Developers aim to avoid millions of dollars of fees in downtown Kitchener Image

Developers aim to avoid millions of dollars of fees in downtown Kitchener

By Lucas on Oct 10, 2017

Does this mean it’s time to invest in Kitchener? A recent article on The Record drew attention to the fact that downtown Kitchener will likely see a construction boom over the next couple years as developers scramble to avoid expensive development charges.

Something we were not aware of and actually find quite interesting is that the City of Kitchener introduced a number of incentives to spur and support new development - one of them being the Downtown Kitchener Development Charge Exemption.

The incentive states thatAll lands within the Downtown Core Boundary are exempt from both City of Kitchener and Regional development charges, including the Regional development charges for waste and transit.”

In case you’re wondering, development charges are fees developers pay on a per unit basis for residential and nonresidential construction.

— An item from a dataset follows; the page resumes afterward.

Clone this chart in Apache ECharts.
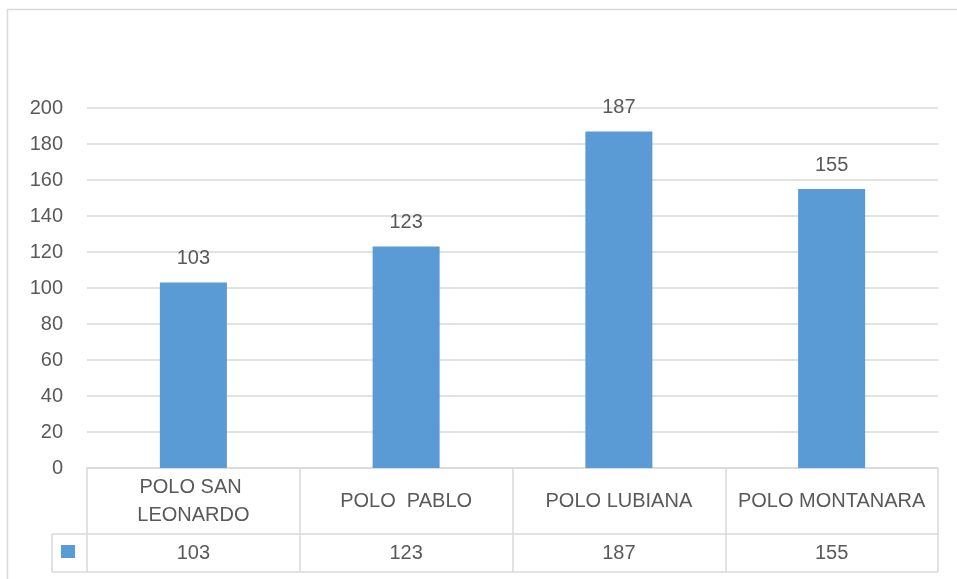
<!DOCTYPE html>
<html>
<head>
<meta charset="utf-8">
<style>
  html, body { margin: 0; padding: 0; background: #fff; }
  #chart { width: 957px; height: 579px; }
</style>
<script src="https://cdn.jsdelivr.net/npm/echarts@6/dist/echarts.min.js"></script>
</head>
<body>
<div id="chart"></div>
<script>
// data
var categories = ['POLO SAN LEONARDO', 'POLO  PABLO', 'POLO LUBIANA', 'POLO MONTANARA']
var values = [103, 123, 187, 155]
var yTicks = [0, 20, 40, 60, 80, 100, 120, 140, 160, 180, 200]

var textColor = '#595959'
var lineColor = '#d9d9d9'
var barColor = '#5b9bd5'
var font = 'Liberation Sans'

// grid box (px)
var gLeft = 87
var gRight = 938
var gTop = 108
var gBottom = 468
var rowMid = 534
var rowEnd = 572
var keyLeft = 52

var chart = echarts.init(document.getElementById('chart'))

chart.setOption({
  animation: false,
  textStyle: { fontFamily: font },
  grid: {
    left: gLeft,
    right: 957 - gRight,
    top: gTop,
    bottom: 579 - gBottom
  },
  xAxis: [{
    type: 'category',
    data: categories,
    axisLine: { show: true, lineStyle: { color: lineColor, width: 1.5 } },
    axisTick: { show: true, length: rowEnd - gBottom, lineStyle: { color: lineColor, width: 1.5 } },
    axisLabel: {
      color: textColor,
      fontSize: 20,
      fontFamily: font,
      margin: 33,
      verticalAlign: 'middle',
      lineHeight: 28,
      width: 200,
      overflow: 'break',
      interval: 0
    }
  }, {
    // value row of the data table
    type: 'category',
    position: 'bottom',
    data: values.map(String),
    axisLine: { show: false },
    axisTick: { show: false },
    axisLabel: {
      color: textColor,
      fontSize: 20,
      fontFamily: font,
      margin: 85,
      verticalAlign: 'middle',
      interval: 0
    }
  }],
  yAxis: {
    type: 'value',
    min: yTicks[0],
    max: yTicks[yTicks.length - 1],
    interval: 20,
    axisLine: { show: false },
    axisTick: { show: false },
    axisLabel: { color: textColor, fontSize: 20, fontFamily: font, margin: 24 },
    splitLine: { lineStyle: { color: lineColor, width: 1.5 } }
  },
  series: [{
    type: 'bar',
    data: values,
    barWidth: '31.5%',
    itemStyle: { color: barColor },
    label: {
      show: true,
      position: 'top',
      distance: 14,
      color: textColor,
      fontSize: 20,
      fontFamily: font
    }
  }],
  graphic: [
    // outer chart border
    {
      type: 'rect',
      shape: { x: 7.5, y: 9.5, width: 1000, height: 1000 },
      style: { fill: null, stroke: lineColor, lineWidth: 1.5 },
      silent: true
    },
    // table rows
    {
      type: 'line',
      shape: { x1: keyLeft, y1: rowMid, x2: gRight, y2: rowMid },
      style: { stroke: lineColor, lineWidth: 1.5 }
    },
    {
      type: 'line',
      shape: { x1: keyLeft, y1: rowEnd, x2: gRight, y2: rowEnd },
      style: { stroke: lineColor, lineWidth: 1.5 }
    },
    {
      type: 'line',
      shape: { x1: keyLeft, y1: rowMid, x2: keyLeft, y2: rowEnd },
      style: { stroke: lineColor, lineWidth: 1.5 }
    },
    // legend key
    {
      type: 'rect',
      shape: { x: 61, y: 545, width: 14, height: 13 },
      style: { fill: barColor }
    }
  ]
})
</script>
</body>
</html>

The money collected through development charges is supposed to fund infrastructure growth to accommodate the growing population.

This incentive ends in February 2019, and it can take a long time for an application to make its way through the system, so developers are starting to act now.

According to Jennifer Young in Kitchener’s building department, the City is expecting to get “swamped” with applications. There are many major, high-density projects in the pipeline, and they will incur millions of dollars of development charges if approved after February 2019.

The Record uses one project as an example. Drewlo Holdings has a 450 rental apartment in the works. If it’s approved before the incentive is taken off the table, the developer will save more than $6 million.

Kitchener

The article also says that a new condo in downtown Kitchener would have fees of around $14,600 a unit. Development charges are typically based on unit size or type of dwelling.

What a lot of people don’t realize is that development charges impact the price of a home. The developer isn’t going to eat that cost - it’s passed on to the homebuyer. So if it’s costing developers millions of dollars more to develop, then expect it to be reflected in the prices.

Prices will rise in downtown Kitchener and there will be a construction boom! We assume the whole point of the incentive was to encourage more development in the downtown, and that’s exactly what’s going to happen.

The price increases apply to rental and nonresidential development too. Monthly rent will be more expensive for apartment units and businesses will also be impacted by more expensive leases.

But, does this mean you should be buying in downtown Kitchener? We don’t think you should let this policy change determine your investment decisions because there are many factors at play.

For example, Kitchener already saw a mini boom due to many buyers from the Greater Toronto Area (GTA) looking to the city for a wider selection of relatively more affordable homes. Of course, this caused a rise in prices.

If the City ends up approving a lot of the development, they are in danger of overbuilding, especially if the developers don’t manage their inventories accordingly. Overbuilding could cause a drop in property value.

As the applications pour in over the next few months, we’re excited to see what becomes of downtown Kitchener!